Search icon

News

09th Nov 2021

Couple sues fertility clinic after getting another couple’s embryo

Laura Grainger

“I was robbed of the ability to carry my own child.”

A couple in California are suing their fertility clinic after their embryo was accidentally swapped with another couple’s.

The mix-up saw each mother carry and deliver the other’s baby, and each couple spent several months raising the other couple’s child before swapping the infants, a lawsuit filed in Los Angeles states.

Daphna Cardinale and her husband, Alexander, said they immediately suspected the baby girl they welcomed in late 2019 was not theirs because she had a darker complexion than both of them, per reports.

However, they ignored their doubts as they had fallen in love with the child and trusted their IVF team and process, Daphna said.

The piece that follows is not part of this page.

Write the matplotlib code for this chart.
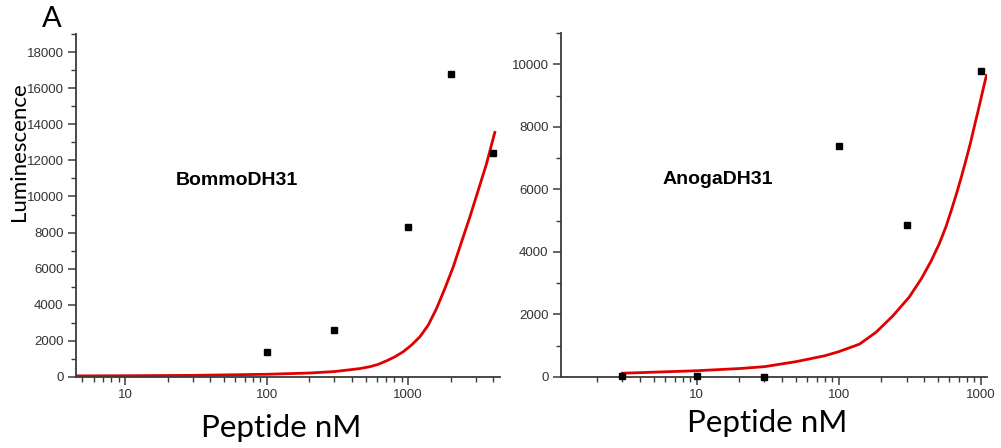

To learn months later that she had been carrying another couple’s baby, and that another woman had been pregnant her child, was heartbreaking and traumatic.

“I was overwhelmed by feelings of fear, betrayal, anger and heartbreak,” Daphna said during a news conference. “I was robbed of the ability to carry my own child.

“I never had the opportunity to grow and bond with her during pregnancy, to feel her kick.”

The lawsuit alleges that the fertility clinic mistakenly implanted the other couple’s embryo into Daphna and implanted the Cardinales’ embryo into the other woman.

The children, both girls, were born a week apart in September 2019, and both couples unknowingly raised the wrong baby for nearly three months before DNA tests confirmed that the embryos had been swapped.

“The Cardinales, including their young daughter, fell in love with this child, and were terrified she would be taken away from them,” the filing claims.

“All the while, Alexander and Daphna did not know the whereabouts of their own embryo, and thus were terrified that another woman had been pregnant with their child — and their child was out in the world somewhere without them.”

The infants were each returned to their biological parents in January 2020, though Daphna says all four parents have made the effort to stay in each other’s lives and “forge a larger family.”

The Cardinales’ lawsuit seeks unspecified damages while accusing the fertility clinic and its owner of medical malpractice, breach of contract, negligence and fraud. They are also demanding a jury trial.

The other couple involved in the alleged mix-up wish to remain anonymous, but are reportedly planning a similar lawsuit in the coming days.

Lawyer Adam Wolf, who will represent all four parents, said the case “highlights an industry in desperate need of federal regulation.”